_OBJECTIVE_:
Make an exact copy of the data below, leaving out every picture.

_GIVEN INFORMATION_:
begin

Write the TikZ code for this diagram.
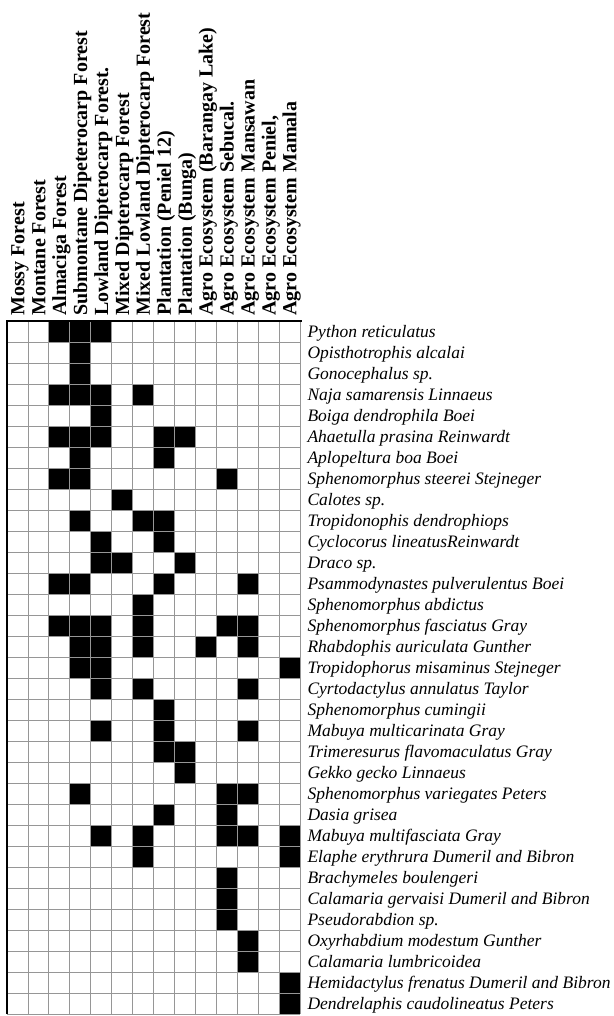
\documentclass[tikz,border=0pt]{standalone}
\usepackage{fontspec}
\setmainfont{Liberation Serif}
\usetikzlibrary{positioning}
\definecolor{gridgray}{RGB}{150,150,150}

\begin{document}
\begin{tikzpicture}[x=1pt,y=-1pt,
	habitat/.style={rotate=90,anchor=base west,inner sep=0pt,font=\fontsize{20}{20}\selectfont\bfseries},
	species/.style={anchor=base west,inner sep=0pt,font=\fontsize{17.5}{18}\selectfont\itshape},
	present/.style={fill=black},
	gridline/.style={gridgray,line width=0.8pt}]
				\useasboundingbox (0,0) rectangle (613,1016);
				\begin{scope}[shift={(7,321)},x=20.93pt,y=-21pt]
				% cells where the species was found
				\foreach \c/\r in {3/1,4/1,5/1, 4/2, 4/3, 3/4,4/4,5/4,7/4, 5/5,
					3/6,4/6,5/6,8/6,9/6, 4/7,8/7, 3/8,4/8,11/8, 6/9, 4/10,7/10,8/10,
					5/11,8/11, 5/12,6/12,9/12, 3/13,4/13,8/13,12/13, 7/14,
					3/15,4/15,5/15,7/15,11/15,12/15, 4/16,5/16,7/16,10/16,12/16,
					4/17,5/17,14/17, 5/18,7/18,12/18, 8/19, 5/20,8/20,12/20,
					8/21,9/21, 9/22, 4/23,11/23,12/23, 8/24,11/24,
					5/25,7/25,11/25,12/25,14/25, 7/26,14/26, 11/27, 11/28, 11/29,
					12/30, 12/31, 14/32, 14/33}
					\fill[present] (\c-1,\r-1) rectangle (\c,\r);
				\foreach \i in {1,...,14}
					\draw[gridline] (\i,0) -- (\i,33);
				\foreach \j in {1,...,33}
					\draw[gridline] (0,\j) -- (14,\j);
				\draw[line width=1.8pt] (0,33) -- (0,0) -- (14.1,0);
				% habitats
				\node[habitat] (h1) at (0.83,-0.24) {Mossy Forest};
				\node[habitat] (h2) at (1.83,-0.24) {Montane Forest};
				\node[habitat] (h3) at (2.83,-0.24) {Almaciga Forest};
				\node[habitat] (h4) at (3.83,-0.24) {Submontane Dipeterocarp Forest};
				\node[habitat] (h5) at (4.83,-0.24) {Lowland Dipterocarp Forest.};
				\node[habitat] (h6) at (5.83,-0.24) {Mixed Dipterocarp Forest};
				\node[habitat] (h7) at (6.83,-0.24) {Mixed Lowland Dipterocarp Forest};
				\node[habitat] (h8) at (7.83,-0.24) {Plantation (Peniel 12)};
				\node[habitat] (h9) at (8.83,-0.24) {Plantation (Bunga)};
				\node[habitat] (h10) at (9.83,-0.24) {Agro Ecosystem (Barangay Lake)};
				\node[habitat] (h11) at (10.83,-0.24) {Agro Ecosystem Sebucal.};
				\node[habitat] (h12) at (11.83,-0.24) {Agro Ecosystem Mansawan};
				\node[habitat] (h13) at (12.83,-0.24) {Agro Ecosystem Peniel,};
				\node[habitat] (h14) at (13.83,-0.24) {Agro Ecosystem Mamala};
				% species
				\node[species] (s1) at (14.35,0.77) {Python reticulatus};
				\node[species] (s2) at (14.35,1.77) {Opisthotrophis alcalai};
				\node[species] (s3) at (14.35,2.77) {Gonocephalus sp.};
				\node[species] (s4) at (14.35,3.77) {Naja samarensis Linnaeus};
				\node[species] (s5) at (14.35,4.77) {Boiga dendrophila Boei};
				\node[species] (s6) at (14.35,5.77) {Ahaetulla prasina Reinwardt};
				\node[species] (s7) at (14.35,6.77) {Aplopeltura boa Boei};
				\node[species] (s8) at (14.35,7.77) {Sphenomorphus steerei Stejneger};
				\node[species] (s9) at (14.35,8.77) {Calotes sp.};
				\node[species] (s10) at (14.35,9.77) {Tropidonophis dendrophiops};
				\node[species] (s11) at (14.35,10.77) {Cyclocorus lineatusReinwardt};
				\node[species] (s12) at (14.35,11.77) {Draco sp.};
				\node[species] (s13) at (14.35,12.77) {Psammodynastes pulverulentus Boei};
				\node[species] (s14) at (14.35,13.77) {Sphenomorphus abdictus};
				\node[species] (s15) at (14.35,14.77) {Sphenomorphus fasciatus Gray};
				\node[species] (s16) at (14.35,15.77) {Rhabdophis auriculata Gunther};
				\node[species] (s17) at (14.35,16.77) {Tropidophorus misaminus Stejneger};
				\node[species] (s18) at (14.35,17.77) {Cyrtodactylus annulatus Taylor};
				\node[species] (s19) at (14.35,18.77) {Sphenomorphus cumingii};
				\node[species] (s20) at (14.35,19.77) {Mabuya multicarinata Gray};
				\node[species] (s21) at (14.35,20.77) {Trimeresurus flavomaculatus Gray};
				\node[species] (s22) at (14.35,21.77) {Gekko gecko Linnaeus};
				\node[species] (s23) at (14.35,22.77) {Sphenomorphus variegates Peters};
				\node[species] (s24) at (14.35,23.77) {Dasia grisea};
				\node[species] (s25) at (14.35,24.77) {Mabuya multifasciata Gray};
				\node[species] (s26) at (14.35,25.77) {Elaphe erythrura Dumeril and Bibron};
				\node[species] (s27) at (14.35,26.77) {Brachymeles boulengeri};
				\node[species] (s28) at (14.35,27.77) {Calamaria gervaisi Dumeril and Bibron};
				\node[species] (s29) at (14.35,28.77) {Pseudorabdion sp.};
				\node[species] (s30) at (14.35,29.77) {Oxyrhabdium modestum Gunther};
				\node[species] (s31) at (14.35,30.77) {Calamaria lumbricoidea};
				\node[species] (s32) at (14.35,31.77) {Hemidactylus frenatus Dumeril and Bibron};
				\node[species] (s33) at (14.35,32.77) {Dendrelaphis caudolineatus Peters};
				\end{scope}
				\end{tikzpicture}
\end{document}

end

_ANSWER TO THE EXERCISE_:
Write the TikZ code for this diagram.
\documentclass[tikz,border=0pt]{standalone}
\usepackage{fontspec}
\setmainfont{Liberation Serif}
\usetikzlibrary{positioning}
\definecolor{gridgray}{RGB}{150,150,150}

\begin{document}
\begin{tikzpicture}[x=1pt,y=-1pt,
	habitat/.style={rotate=90,anchor=base west,inner sep=0pt,font=\fontsize{20}{20}\selectfont\bfseries},
	species/.style={anchor=base west,inner sep=0pt,font=\fontsize{17.5}{18}\selectfont\itshape},
	present/.style={fill=black},
	gridline/.style={gridgray,line width=0.8pt}]
				\useasboundingbox (0,0) rectangle (613,1016);
				\begin{scope}[shift={(7,321)},x=20.93pt,y=-21pt]
				% cells where the species was found
				\foreach \c/\r in {3/1,4/1,5/1, 4/2, 4/3, 3/4,4/4,5/4,7/4, 5/5,
					3/6,4/6,5/6,8/6,9/6, 4/7,8/7, 3/8,4/8,11/8, 6/9, 4/10,7/10,8/10,
					5/11,8/11, 5/12,6/12,9/12, 3/13,4/13,8/13,12/13, 7/14,
					3/15,4/15,5/15,7/15,11/15,12/15, 4/16,5/16,7/16,10/16,12/16,
					4/17,5/17,14/17, 5/18,7/18,12/18, 8/19, 5/20,8/20,12/20,
					8/21,9/21, 9/22, 4/23,11/23,12/23, 8/24,11/24,
					5/25,7/25,11/25,12/25,14/25, 7/26,14/26, 11/27, 11/28, 11/29,
					12/30, 12/31, 14/32, 14/33}
					\fill[present] (\c-1,\r-1) rectangle (\c,\r);
				\foreach \i in {1,...,14}
					\draw[gridline] (\i,0) -- (\i,33);
				\foreach \j in {1,...,33}
					\draw[gridline] (0,\j) -- (14,\j);
				\draw[line width=1.8pt] (0,33) -- (0,0) -- (14.1,0);
				% habitats
				\node[habitat] (h1) at (0.83,-0.24) {Mossy Forest};
				\node[habitat] (h2) at (1.83,-0.24) {Montane Forest};
				\node[habitat] (h3) at (2.83,-0.24) {Almaciga Forest};
				\node[habitat] (h4) at (3.83,-0.24) {Submontane Dipeterocarp Forest};
				\node[habitat] (h5) at (4.83,-0.24) {Lowland Dipterocarp Forest.};
				\node[habitat] (h6) at (5.83,-0.24) {Mixed Dipterocarp Forest};
				\node[habitat] (h7) at (6.83,-0.24) {Mixed Lowland Dipterocarp Forest};
				\node[habitat] (h8) at (7.83,-0.24) {Plantation (Peniel 12)};
				\node[habitat] (h9) at (8.83,-0.24) {Plantation (Bunga)};
				\node[habitat] (h10) at (9.83,-0.24) {Agro Ecosystem (Barangay Lake)};
				\node[habitat] (h11) at (10.83,-0.24) {Agro Ecosystem Sebucal.};
				\node[habitat] (h12) at (11.83,-0.24) {Agro Ecosystem Mansawan};
				\node[habitat] (h13) at (12.83,-0.24) {Agro Ecosystem Peniel,};
				\node[habitat] (h14) at (13.83,-0.24) {Agro Ecosystem Mamala};
				% species
				\node[species] (s1) at (14.35,0.77) {Python reticulatus};
				\node[species] (s2) at (14.35,1.77) {Opisthotrophis alcalai};
				\node[species] (s3) at (14.35,2.77) {Gonocephalus sp.};
				\node[species] (s4) at (14.35,3.77) {Naja samarensis Linnaeus};
				\node[species] (s5) at (14.35,4.77) {Boiga dendrophila Boei};
				\node[species] (s6) at (14.35,5.77) {Ahaetulla prasina Reinwardt};
				\node[species] (s7) at (14.35,6.77) {Aplopeltura boa Boei};
				\node[species] (s8) at (14.35,7.77) {Sphenomorphus steerei Stejneger};
				\node[species] (s9) at (14.35,8.77) {Calotes sp.};
				\node[species] (s10) at (14.35,9.77) {Tropidonophis dendrophiops};
				\node[species] (s11) at (14.35,10.77) {Cyclocorus lineatusReinwardt};
				\node[species] (s12) at (14.35,11.77) {Draco sp.};
				\node[species] (s13) at (14.35,12.77) {Psammodynastes pulverulentus Boei};
				\node[species] (s14) at (14.35,13.77) {Sphenomorphus abdictus};
				\node[species] (s15) at (14.35,14.77) {Sphenomorphus fasciatus Gray};
				\node[species] (s16) at (14.35,15.77) {Rhabdophis auriculata Gunther};
				\node[species] (s17) at (14.35,16.77) {Tropidophorus misaminus Stejneger};
				\node[species] (s18) at (14.35,17.77) {Cyrtodactylus annulatus Taylor};
				\node[species] (s19) at (14.35,18.77) {Sphenomorphus cumingii};
				\node[species] (s20) at (14.35,19.77) {Mabuya multicarinata Gray};
				\node[species] (s21) at (14.35,20.77) {Trimeresurus flavomaculatus Gray};
				\node[species] (s22) at (14.35,21.77) {Gekko gecko Linnaeus};
				\node[species] (s23) at (14.35,22.77) {Sphenomorphus variegates Peters};
				\node[species] (s24) at (14.35,23.77) {Dasia grisea};
				\node[species] (s25) at (14.35,24.77) {Mabuya multifasciata Gray};
				\node[species] (s26) at (14.35,25.77) {Elaphe erythrura Dumeril and Bibron};
				\node[species] (s27) at (14.35,26.77) {Brachymeles boulengeri};
				\node[species] (s28) at (14.35,27.77) {Calamaria gervaisi Dumeril and Bibron};
				\node[species] (s29) at (14.35,28.77) {Pseudorabdion sp.};
				\node[species] (s30) at (14.35,29.77) {Oxyrhabdium modestum Gunther};
				\node[species] (s31) at (14.35,30.77) {Calamaria lumbricoidea};
				\node[species] (s32) at (14.35,31.77) {Hemidactylus frenatus Dumeril and Bibron};
				\node[species] (s33) at (14.35,32.77) {Dendrelaphis caudolineatus Peters};
				\end{scope}
				\end{tikzpicture}
\end{document}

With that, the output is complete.